Selon Gaston Paris, le plus célèbre médiéviste et philologue romaniste français du XIXe siècle, cette histoire, sans doute inspirée par le mythe de Thésée, est issue de poèmes perdus au XIIe siècle mais dont les répliques (dont celle de Chrétien de Troyes également perdue) ont perpétué les péripéties jusqu’à nos jours.
Tristan est envoyé par le roi Marc (un nom qui veut dire « cheval » en celtique, ce qui explique qu’il porte dans la bande dessinée des oreilles d’âne) pour demander en mariage la princesse Iseult. Après avoir accompli l’exploit de sauver le royaume d’un dragon qui le menaçait, la mère de la princesse, par ailleurs magicienne, confie sa fille au chevalier en même temps qu’un philtre d’amour destiné à sceller leur union. Mais par une fatale erreur, la jeune promise le partage avec Tristan sur le bateau qui les mène en Cornouaille. Il se lie entre eux un amour invincible que mille manœuvres avec l’aide de Bringien, la suivante d’Iseult, ne peuvent dissimuler. Bientôt les amants sont surpris et bannis du royaume par un monarque au cœur bon mais déchiré. L’histoire ne s’arrête pas là et s’achève, après bien des passages poétiques émouvants, par le trépas du couple et leur union éternelle dans la mort.

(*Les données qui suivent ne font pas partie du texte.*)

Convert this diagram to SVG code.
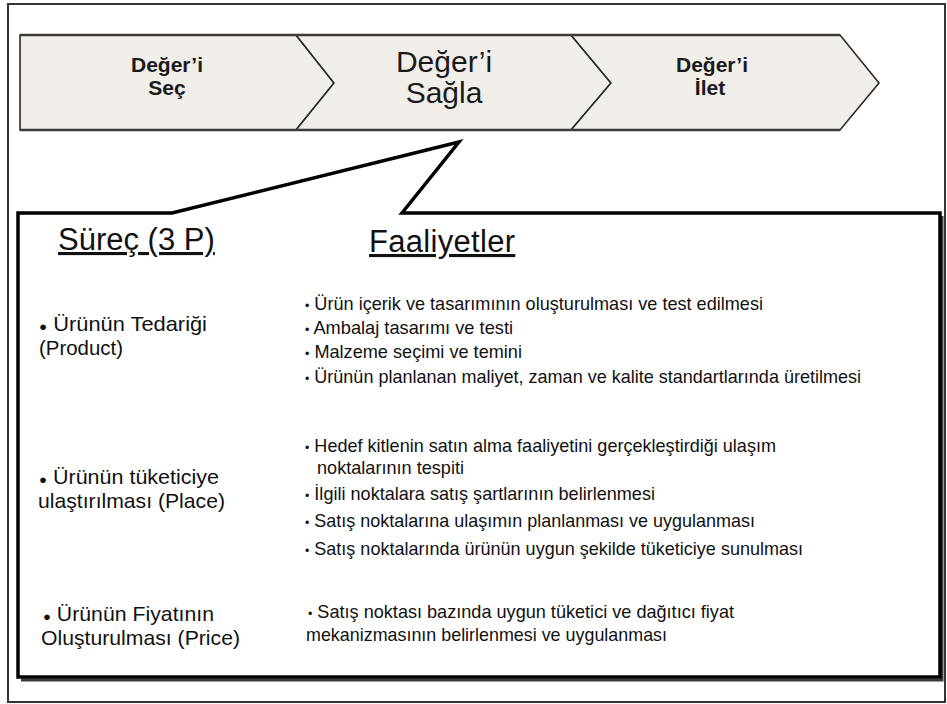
<svg xmlns="http://www.w3.org/2000/svg" width="947" height="704" viewBox="0 0 947 704">
<style>
.frame{fill:#ffffff;stroke:#333333;stroke-width:2}
.chev{fill:#f1eeea;stroke:#2a2a2a;stroke-width:1.6;stroke-linejoin:miter}
.band{fill:none;stroke:#3a3a3a;stroke-width:2.6}
.lblb{font-family:"Liberation Sans",Arial,sans-serif;font-weight:bold;font-size:21px;fill:#1a1a1a;text-anchor:middle}
.lblm{font-family:"Liberation Sans",Arial,sans-serif;font-size:30px;fill:#1a1a1a;text-anchor:middle}
.box{fill:#ffffff;stroke:#000000;stroke-width:3.5;stroke-linejoin:miter}
.shadow{fill:none;stroke:#3a3a3a;stroke-width:3}
.hdr{font-family:"Liberation Sans",Arial,sans-serif;font-size:31px;fill:#111111;text-decoration:underline}
.lft{font-family:"Liberation Sans",Arial,sans-serif;font-size:21px;fill:#111111}
.rgt{font-family:"Liberation Sans",Arial,sans-serif;font-size:19px;fill:#111111}
.bul{font-size:13px}
</style>
<rect class="frame" x="8" y="4" width="937" height="698"/>
<g id="chevrons">
  <g id="node-sec">
    <polygon class="chev" points="20,35 296,35 334,83 296,130 20,130"/>
    <text class="lblb" x="167" y="72">Değer’i</text>
    <text class="lblb" x="167" y="95">Seç</text>
  </g>
  <g id="node-sagla">
    <polygon class="chev" points="296,35 571,35 611,83 571,130 296,130 334,83"/>
    <text class="lblm" x="444" y="72">Değer’i</text>
    <text class="lblm" x="444" y="103">Sağla</text>
  </g>
  <g id="node-ilet">
    <polygon class="chev" points="571,35 840,35 879,83 840,130 571,130 611,83"/>
    <text class="lblb" x="712" y="72">Değer’i</text>
    <text class="lblb" x="710" y="95">İlet</text>
  </g>
  <path class="band" d="M20,35 L840,35 M20,130 L840,130"/>
</g>
<g id="connectors">
  <path class="shadow" d="M942,216 L942,680 L21,680"/>
  <path id="callout" class="box" d="M18,213 L172,213 L459,142 L402,213 L940,213 L940,677 L18,677 Z"/>
</g>
<g id="node-headers">
  <text class="hdr" x="58" y="250">Süreç (3 P)</text>
  <text class="hdr" x="369" y="252" letter-spacing="0.3">Faaliyetler</text>
</g>
<g id="node-product">
  <text class="lft" x="39" y="331" textLength="168" lengthAdjust="spacingAndGlyphs"><tspan class="bul">●</tspan> Ürünün Tedariği</text>
  <text class="lft" x="39" y="355" textLength="84" lengthAdjust="spacingAndGlyphs">(Product)</text>
  <text class="rgt" x="305" y="310" textLength="458" lengthAdjust="spacingAndGlyphs"><tspan class="bul">•</tspan> Ürün içerik ve tasarımının oluşturulması ve test edilmesi</text>
  <text class="rgt" x="305" y="334" textLength="208" lengthAdjust="spacingAndGlyphs"><tspan class="bul">•</tspan> Ambalaj tasarımı ve testi</text>
  <text class="rgt" x="305" y="358" textLength="217" lengthAdjust="spacingAndGlyphs"><tspan class="bul">•</tspan> Malzeme seçimi ve temini</text>
  <text class="rgt" x="305" y="383" textLength="556" lengthAdjust="spacingAndGlyphs"><tspan class="bul">•</tspan> Ürünün planlanan maliyet, zaman ve kalite standartlarında üretilmesi</text>
</g>
<g id="node-place">
  <text class="lft" x="39" y="484" textLength="180" lengthAdjust="spacingAndGlyphs"><tspan class="bul">●</tspan> Ürünün tüketiciye</text>
  <text class="lft" x="38" y="508" textLength="187" lengthAdjust="spacingAndGlyphs">ulaştırılması (Place)</text>
  <text class="rgt" x="305" y="452" textLength="471" lengthAdjust="spacingAndGlyphs"><tspan class="bul">•</tspan> Hedef kitlenin satın alma faaliyetini gerçekleştirdiği ulaşım</text>
  <text class="rgt" x="317" y="474" textLength="147" lengthAdjust="spacingAndGlyphs">noktalarının tespiti</text>
  <text class="rgt" x="305" y="500" textLength="350" lengthAdjust="spacingAndGlyphs"><tspan class="bul">•</tspan> İlgili noktalara satış şartlarının belirlenmesi</text>
  <text class="rgt" x="305" y="527" textLength="450" lengthAdjust="spacingAndGlyphs"><tspan class="bul">•</tspan> Satış noktalarına ulaşımın planlanması ve uygulanması</text>
  <text class="rgt" x="305" y="555" textLength="498" lengthAdjust="spacingAndGlyphs"><tspan class="bul">•</tspan> Satış noktalarında ürünün uygun şekilde tüketiciye sunulması</text>
</g>
<g id="node-price">
  <text class="lft" x="43" y="621" textLength="171" lengthAdjust="spacingAndGlyphs"><tspan class="bul">●</tspan> Ürünün Fiyatının</text>
  <text class="lft" x="41" y="645" textLength="199" lengthAdjust="spacingAndGlyphs">Oluşturulması (Price)</text>
  <text class="rgt" x="308" y="618" textLength="426" lengthAdjust="spacingAndGlyphs"><tspan class="bul">•</tspan> Satış noktası bazında uygun tüketici ve dağıtıcı fiyat</text>
  <text class="rgt" x="306" y="641" textLength="361" lengthAdjust="spacingAndGlyphs">mekanizmasının belirlenmesi ve uygulanması</text>
</g>
</svg>
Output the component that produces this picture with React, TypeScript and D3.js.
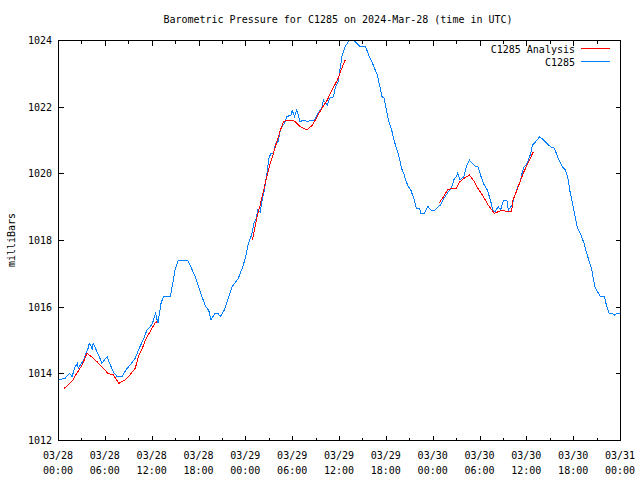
import * as d3 from 'd3';

// pressure chart for C1285, gnuplot look-alike

const MARGIN = { top: 40, right: 20, bottom: 40, left: 58 };
const WIDTH = 640;
const HEIGHT = 480;
const START = Date.UTC(2024, 2, 28, 0, 0);
const FONT = '"DejaVu Sans Mono", "Liberation Mono", monospace';

// hours since 03/28 00:00 UTC
const obsHours = [
    0.0, 0.9, 1.5, 1.8, 2.2, 2.5, 2.6, 3.0, 3.3, 3.6, 3.8, 4.0, 4.3, 4.4, 4.5, 4.9, 5.3, 5.6, 6.3, 6.6,
    6.9, 7.2, 7.6, 8.2, 8.7, 9.4, 9.9, 10.3, 10.9, 11.4, 11.8, 12.1, 12.5, 12.8, 13.2, 13.5, 14.4, 14.7,
    15.0, 15.4, 16.6, 17.2, 17.6, 18.0, 18.6, 18.9, 19.3, 19.6, 20.1, 20.5, 20.8, 21.3, 21.8, 22.3, 22.8,
    23.1, 23.6, 24.0, 24.4, 24.8, 25.1, 25.4, 25.6, 25.9, 26.2, 26.4, 26.6, 26.8, 27.0, 27.3, 27.6, 27.9,
    28.2, 28.5, 28.7, 29.0, 29.3, 29.9, 30.0, 30.3, 30.6, 31.0, 31.5, 32.0, 32.3, 32.9, 33.3, 33.8, 34.0,
    34.5, 34.8, 35.3, 35.5, 35.9, 36.4, 36.8, 37.3, 37.6, 38.1, 38.7, 39.4, 39.8, 40.3, 40.9, 41.2, 41.5,
    41.8, 42.1, 42.4, 42.8, 43.1, 43.3, 43.5, 43.8, 44.0, 44.3, 44.6, 44.9, 45.2, 45.5, 45.7, 45.9, 46.3,
    46.5, 46.9, 47.4, 47.8, 48.3, 48.7, 49.0, 49.3, 49.6, 50.0, 50.4, 50.7, 51.0, 51.2, 51.5, 52.0, 52.3,
    52.7, 53.1, 53.5, 53.8, 54.2, 54.6, 55.0, 55.4, 55.7, 56.0, 56.4, 56.7, 57.1, 57.5, 57.7, 58.2, 58.4,
    58.9, 59.2, 59.5, 59.7, 60.0, 60.5, 60.8, 61.2, 61.7, 62.2, 62.6, 63.1, 63.6, 64.0, 64.6, 65.0, 65.3,
    65.6, 66.0, 66.5, 66.9, 67.4, 67.6, 68.0, 68.4, 68.6, 68.8, 69.0, 69.5, 70.0, 70.2, 70.6, 71.0, 71.3,
    71.6, 72.0,
];
const obsPressure = [
    1013.8, 1013.85, 1014.0, 1013.9, 1014.2, 1014.3, 1014.15, 1014.3, 1014.4, 1014.6, 1014.7, 1014.9,
    1014.8, 1014.7, 1014.9, 1014.7, 1014.5, 1014.3, 1014.5, 1014.3, 1014.15, 1014.0, 1013.9, 1013.9,
    1014.1, 1014.3, 1014.45, 1014.7, 1015.0, 1015.3, 1015.4, 1015.5, 1015.8, 1015.5, 1016.1, 1016.3,
    1016.3, 1016.7, 1017.1, 1017.4, 1017.4, 1017.1, 1016.9, 1016.6, 1016.2, 1016.0, 1015.9, 1015.6,
    1015.8, 1015.8, 1015.7, 1015.9, 1016.25, 1016.6, 1016.75, 1016.85, 1017.15, 1017.45, 1017.9,
    1018.15, 1018.5, 1018.65, 1018.9, 1018.85, 1019.25, 1019.45, 1019.75, 1020.05, 1020.45, 1020.6,
    1020.6, 1020.9, 1020.95, 1021.3, 1021.4, 1021.5, 1021.7, 1021.75, 1021.9, 1021.7, 1021.9, 1021.55,
    1021.6, 1021.55, 1021.6, 1021.6, 1021.8, 1021.95, 1022.2, 1022.05, 1022.25, 1022.3, 1022.55,
    1022.75, 1023.55, 1023.8, 1024.0, 1024.0, 1023.95, 1023.8, 1023.8, 1023.55, 1023.3, 1022.95,
    1022.65, 1022.3, 1022.25, 1021.85, 1021.55, 1021.25, 1020.95, 1020.8, 1020.65, 1020.4, 1020.15,
    1020.0, 1019.75, 1019.6, 1019.5, 1019.3, 1019.15, 1018.95, 1018.95, 1018.8, 1018.8, 1019.0, 1018.9,
    1018.9, 1019.0, 1019.05, 1019.2, 1019.3, 1019.45, 1019.55, 1019.8, 1019.9, 1020.0, 1019.8, 1019.9,
    1020.2, 1020.4, 1020.3, 1020.2, 1020.2, 1019.9, 1019.65, 1019.5, 1019.2, 1018.9, 1018.85, 1019.0,
    1018.9, 1019.2, 1019.2, 1018.9, 1019.05, 1019.25, 1019.6, 1019.75, 1020.05, 1020.2, 1020.25,
    1020.55, 1020.85, 1020.95, 1021.1, 1021.0, 1020.9, 1020.8, 1020.75, 1020.5, 1020.2, 1020.1, 1019.9,
    1019.45, 1019.0, 1018.4, 1018.2, 1017.9, 1017.7, 1017.4, 1017.1, 1016.8, 1016.6, 1016.5, 1016.3,
    1016.3, 1016.1, 1015.8, 1015.8, 1015.75, 1015.8, 1015.8,
];

// analysis runs, three separate pieces (gaps between)
const anlHours = [
    [0.8, 1.3, 1.9, 2.4, 3.1, 3.7, 4.3, 5.0, 5.6, 6.4, 7.1, 7.8, 8.6, 9.2, 9.9, 10.3, 10.8, 11.2, 11.8, 12.4, 12.7],
    [24.9, 25.5, 25.9, 26.3, 26.8, 27.2, 27.6, 28.1, 28.5, 28.9, 29.4, 29.9, 30.4, 31.0, 31.9, 32.6, 33.2, 33.8, 34.5, 35.1, 35.8, 36.2, 36.6, 36.8],
    [48.8, 49.4, 49.9, 50.5, 51.0, 51.5, 52.0, 52.7, 53.2, 53.8, 54.5, 55.1, 55.9, 56.4, 56.9, 57.6, 58.1, 58.3, 58.8, 59.2, 59.6, 60.1, 60.5, 60.9],
];
const anlPressure = [
    [1013.55, 1013.65, 1013.8, 1014.0, 1014.25, 1014.6, 1014.5, 1014.35, 1014.2, 1014.0, 1013.95, 1013.7, 1013.8, 1013.95, 1014.15, 1014.5, 1014.75, 1015.0, 1015.25, 1015.5, 1015.55],
    [1018.0, 1018.7, 1019.05, 1019.45, 1019.95, 1020.3, 1020.6, 1021.0, 1021.3, 1021.55, 1021.6, 1021.6, 1021.55, 1021.4, 1021.3, 1021.45, 1021.7, 1021.95, 1022.2, 1022.5, 1022.8, 1023.05, 1023.3, 1023.4],
    [1019.1, 1019.3, 1019.5, 1019.55, 1019.55, 1019.75, 1019.85, 1019.95, 1019.8, 1019.55, 1019.3, 1019.05, 1018.8, 1018.85, 1018.9, 1018.85, 1018.85, 1019.2, 1019.5, 1019.75, 1020.0, 1020.25, 1020.45, 1020.65],
];

const yTicks = [1012, 1014, 1016, 1018, 1020, 1022, 1024];
const seriesNames = ['C1285 Analysis', 'C1285'];
const seriesColors = ['#ff0000', '#0080ff'];

const toDate = (h: number) => new Date(START + h * 3600 * 1000);

export default function App() {
    const x = d3
        .scaleUtc()
        .domain([toDate(0), toDate(72)])
        .range([MARGIN.left, WIDTH - MARGIN.right]);
    const y = d3
        .scaleLinear()
        .domain([1012, 1024])
        .range([HEIGHT - MARGIN.bottom, MARGIN.top]);

    const line = d3
        .line<[number, number]>()
        .x((d) => x(toDate(d[0])))
        .y((d) => y(d[1]));

    const obsPath = line(obsHours.map((h, i) => [h, obsPressure[i]]));
    const anlPaths = anlHours.map((hs, k) => line(hs.map((h, i) => [h, anlPressure[k][i]])));

    const majorTicks = x.ticks(d3.utcHour.every(6)!);
    const minorTicks = x.ticks(d3.utcHour.every(3)!).filter((t) => t.getUTCHours() % 6 !== 0);
    const fmtDay = d3.utcFormat('%m/%d');
    const fmtTime = d3.utcFormat('%H:%M');

    const top = MARGIN.top + 0.5;
    const bottom = HEIGHT - MARGIN.bottom + 0.5;
    const left = MARGIN.left + 0.5;
    const right = WIDTH - MARGIN.right + 0.5;
    const px = (d: Date) => Math.round(x(d)) + 0.5;
    const py = (v: number) => Math.round(y(v)) + 0.5;

    return (
        <svg
            width={WIDTH}
            height={HEIGHT}
            style={{ position: 'absolute', left: 0, top: 0, background: '#fff' }}
            fontFamily={FONT}
            fontSize={10}
        >
            <text x={338} y={23} textAnchor="middle" fill="#000">
                Barometric Pressure for C1285 on 2024-Mar-28 (time in UTC)
            </text>

            <g stroke="#000" strokeWidth={1} shapeRendering="crispEdges">
                {majorTicks.map((t, i) => (
                    <g key={'M' + i}>
                        <line x1={px(t)} x2={px(t)} y1={bottom} y2={bottom - 5} />
                        <line x1={px(t)} x2={px(t)} y1={top} y2={top + 5} />
                    </g>
                ))}
                {minorTicks.map((t, i) => (
                    <g key={'m' + i}>
                        <line x1={px(t)} x2={px(t)} y1={bottom} y2={bottom - 3} />
                        <line x1={px(t)} x2={px(t)} y1={top} y2={top + 3} />
                    </g>
                ))}
                {yTicks.map((v) => (
                    <g key={v}>
                        <line x1={left} x2={left + 5} y1={py(v)} y2={py(v)} />
                        <line x1={right} x2={right - 5} y1={py(v)} y2={py(v)} />
                    </g>
                ))}
            </g>

            {yTicks.map((v) => (
                <text key={v} x={52} y={y(v) + 4} textAnchor="end" fill="#000">
                    {v}
                </text>
            ))}
            {majorTicks.map((t, i) => (
                <g key={i} fill="#000">
                    <text x={x(t)} y={459} textAnchor="middle">
                        {fmtDay(t)}
                    </text>
                    <text x={x(t)} y={474} textAnchor="middle">
                        {fmtTime(t)}
                    </text>
                </g>
            ))}
            <text transform="translate(15,240) rotate(-90)" textAnchor="middle" fill="#000">
                milliBars
            </text>

            <path d={obsPath ?? ''} fill="none" stroke={seriesColors[1]} strokeWidth={1} shapeRendering="crispEdges" />
            {anlPaths.map((p, i) => (
                <path key={i} d={p ?? ''} fill="none" stroke={seriesColors[0]} strokeWidth={1} shapeRendering="crispEdges" />
            ))}

            <rect
                x={left}
                y={top}
                width={right - left}
                height={bottom - top}
                fill="none"
                stroke="#000"
                shapeRendering="crispEdges"
            />

            {seriesNames.map((name, i) => (
                <g key={name}>
                    <text x={575} y={53 + i * 13} textAnchor="end" fill="#000">
                        {name}
                    </text>
                    <line
                        x1={581}
                        x2={610}
                        y1={48.5 + i * 13}
                        y2={48.5 + i * 13}
                        stroke={seriesColors[i]}
                        shapeRendering="crispEdges"
                    />
                </g>
            ))}
        </svg>
    );
}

En dépit d’une écriture, considérée en son siècle comme la quintessence du « beau français », le style de l’œuvre originale a, nous dit encore Gaston Paris, « souvent les défauts habituels du moyen âge : la banalité, la monotonie, la minutie, l’absence de souffle, d’éclat et d’ampleur… » [1] Heureusement, la bande dessinée efface ces défauts et Agnès Maupré rend à cette histoire précisément le souffle et l’éclat qui auraient pu lui manquer. Quant à Singeon, que l’on avait vu au dessin sur Bienvenue de Marguerite Abouet, il n’a pas le graphisme tapageur, mais suffisamment de justesse et de délicatesse pour animer de feu la passion dévorante de ce couple romanesque.